Reality check - care to guess max players in VR Chat? ;) Quick googling - 16.

That said, the server hasn't been stress tested yet.

To allow users to sign up, you need to set up your own sign up page, take avatar-selection html and js for example. It already implements Oauth2 (login button) and users already can login with their google, facebook and github credential - once you have registered your 'app' (server) with each them and configured your secrets in your vrspace application.properties. You can also implement some server-side authentication extensions, see https://redmine.vrspace.org/projects/vrspace-org/wiki#How-can-I-implement-custom-authentication-andor-authorization
All properties of authenticated users get stored forever into Neo4J database embedded with vrspace server, including avatar. Owned objects also get stored, so authenticated users can build worlds together, objects won't disappear once they disconnect.
Typically you'd add some cookie to user's browser to store their ID at least. I have gone to great lengths to avoid it yet make it work without it, so that I can have truly anonymous demo running at vrspace.org, but that's really a special case.

RE: Setting Up a Server - Added by Dave King over 2 years ago

Thanks very much for your detailed reply, really appreciate it.

So my 1000 concurrent users was just idea to get some feedback and an idea of what is feasible or normal.

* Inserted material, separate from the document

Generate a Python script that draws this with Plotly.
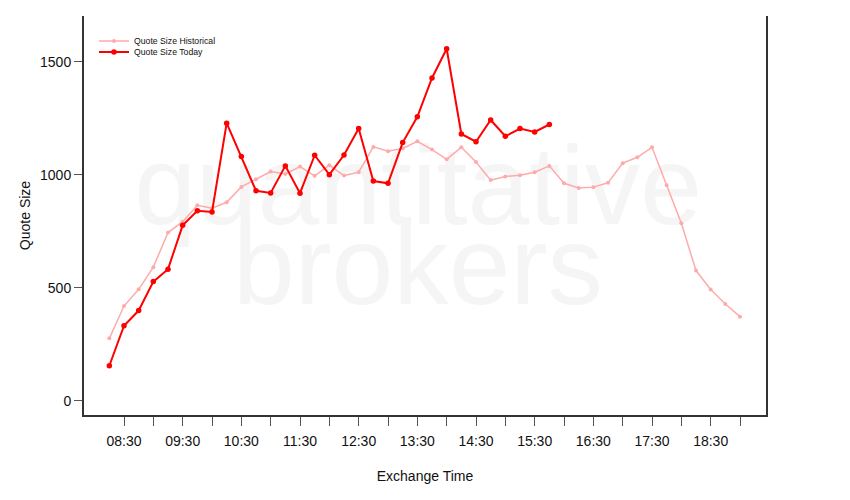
import plotly.graph_objects as go

# ---------------- data ----------------
time_hist = ["08:15", "08:30", "08:45", "09:00", "09:15", "09:30", "09:45", "10:00",
             "10:15", "10:30", "10:45", "11:00", "11:15", "11:30", "11:45", "12:00",
             "12:15", "12:30", "12:45", "13:00", "13:15", "13:30", "13:45", "14:00",
             "14:15", "14:30", "14:45", "15:00", "15:15", "15:30", "15:45", "16:00",
             "16:15", "16:30", "16:45", "17:00", "17:15", "17:30", "17:45", "18:00",
             "18:15", "18:30", "18:45", "19:00"]
hist_values = [277, 420, 494, 592, 745, 793, 866, 853, 879, 947, 981, 1015,
               1004, 1037, 996, 1043, 997, 1012, 1124, 1105, 1117, 1149, 1112, 1069,
               1122, 1057, 977, 993, 999, 1012, 1040, 963, 942, 946, 965, 1052,
               1078, 1122, 954, 786, 577, 493, 429, 373]

time_today = ["08:15", "08:30", "08:45", "09:00", "09:15", "09:30", "09:45", "10:00",
              "10:15", "10:30", "10:45", "11:00", "11:15", "11:30", "11:45", "12:00",
              "12:15", "12:30", "12:45", "13:00", "13:15", "13:30", "13:45", "14:00",
              "14:15", "14:30", "14:45", "15:00", "15:15", "15:30", "15:45"]
today_values = [156, 333, 400, 528, 583, 777, 841, 836, 1229, 1081, 930, 920,
                1040, 919, 1087, 1001, 1088, 1205, 973, 963, 1143, 1257, 1429, 1558,
                1181, 1147, 1243, 1171, 1205, 1190, 1223]

tick_times = ["08:30", "09:00", "09:30", "10:00", "10:30", "11:00", "11:30", "12:00",
              "12:30", "13:00", "13:30", "14:00", "14:30", "15:00", "15:30", "16:00",
              "16:30", "17:00", "17:30", "18:00", "18:30", "19:00"]
tick_labels = ["08:30", "", "09:30", "", "10:30", "", "11:30", "", "12:30", "",
               "13:30", "", "14:30", "", "15:30", "", "16:30", "", "17:30", "",
               "18:30", ""]
y_ticks = [0, 500, 1000, 1500]

DAY = "2024-01-02 "


def ts(t):
    return DAY + t


FONT = "Liberation Sans, Arial, Helvetica, sans-serif"
AXIS_COLOR = "#333333"

fig = go.Figure()
fig.add_trace(go.Scatter(
    x=[ts(t) for t in time_hist], y=hist_values,
    mode="lines+markers", name="Quote Size Historical",
    line=dict(color="#FFAAAA", width=1.5),
    marker=dict(color="#FFAAAA", size=4),
    legend="legend",
))
fig.add_trace(go.Scatter(
    x=[ts(t) for t in time_today], y=today_values,
    mode="lines+markers", name="Quote Size Today",
    line=dict(color="#FF0000", width=2),
    marker=dict(color="#FF0000", size=5.5),
    legend="legend2",
))

L, R, T, B = 84, 84, 16, 85
PH = 500 - T - B


def py(pix):
    return (500 - B - pix) / PH


wm_font = dict(family=FONT, size=111, color="#f5f5f5")
shapes = []
for txt, yc in [("quantitative", 175), ("brokers", 255)]:
    shapes.append(dict(
        type="rect", xref="paper", yref="paper", layer="below",
        x0=(418 - 84 - 5) / 682, x1=(418 - 84 + 5) / 682,
        y0=py(yc) - 0.005, y1=py(yc) + 0.005,
        line=dict(width=0), fillcolor="rgba(0,0,0,0)",
        label=dict(text=txt, font=wm_font, textposition="middle center"),
    ))

leg_common = dict(
    xanchor="left", yanchor="middle", bgcolor="rgba(0,0,0,0)",
    font=dict(family=FONT, size=8.7, color="#111111"), itemwidth=30,
    borderwidth=0,
)

fig.update_layout(
    width=850, height=500,
    margin=dict(l=L, r=R, t=T, b=B, autoexpand=False),
    paper_bgcolor="white", plot_bgcolor="white",
    font=dict(family=FONT, size=14, color="#111111"),
    showlegend=True,
    legend=dict(x=(94 - 84) / 682, y=py(41), **leg_common),
    legend2=dict(x=(94 - 84) / 682, y=py(52), **leg_common),
    shapes=shapes,
    xaxis=dict(
        type="date", automargin=False,
        range=[ts("07:49:05"), ts("19:26:35")],
        tickmode="array", tickvals=[ts(t) for t in tick_times], ticktext=tick_labels,
        ticks="outside", ticklen=9, tickcolor="#555555", tickwidth=1,
        showline=True, linecolor=AXIS_COLOR, linewidth=2,
        showgrid=False, zeroline=False,
        tickfont=dict(size=14, color="#111111"),
        ticklabelstandoff=3,
        title=dict(text="Exchange Time", font=dict(size=14), standoff=23),
    ),
    yaxis=dict(
        automargin=False,
        range=[-62, 1703],
        tickmode="array", tickvals=y_ticks,
        ticks="outside", ticklen=8, tickcolor="#555555", tickwidth=1,
        showline=True, mirror=True, linecolor=AXIS_COLOR, linewidth=2,
        showgrid=False, zeroline=False,
        tickfont=dict(size=14, color="#111111"),
        ticklabelstandoff=0,
        title=dict(text="Quote Size", font=dict(size=14), standoff=6),
    ),
)

fig.write_html(
    "out.html",
    config={"displayModeBar": False},
    post_script="document.body.style.margin='0px';document.body.style.overflow='hidden';",
)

The server I have available is nothing special ( my home pc is more powerful )

Server Specs :
Intel Xeon quad cure E3 1270v1 CPU
16GB of RAM
500GB SSD
1TB HDD
Running ubuntu 20.04

I like the idea of allowing people to authenticate with FB, Google and the like.
But some people like to sign on with just email and password.

I look forward to getting it running.
Maybe start tomorrow.

I am wondering how I could control the building of stuff by visitors, if everyone
just builds anything anywhere, some idiots could build on top of some else's house, or
right in front of it or other unhelpful awful things !!!

RE: Setting Up a Server - Added by Josip Almasi over 2 years ago

Well I'm one of email/password people :)
But that's more work. Not just keeping login/password in the database, but also making it and keeping it secure. More users, bigger target on your back then, you may get hacked just because you have a lot of email addresses stored. People tend to forget passwords, you must have password reset mechanisms over mail etc.
And none of it is by any means specific to a VR server, and VR server certainly isn't the only thing you're about to run. Look here, we run redmine, and register in redmine.
So authentication is simply not responsibility of a VR server. Authentication plugins, that's mandatory.

Spaces have to be moderated one way or another.
I like to think of it like wikipedia :) Community moderated.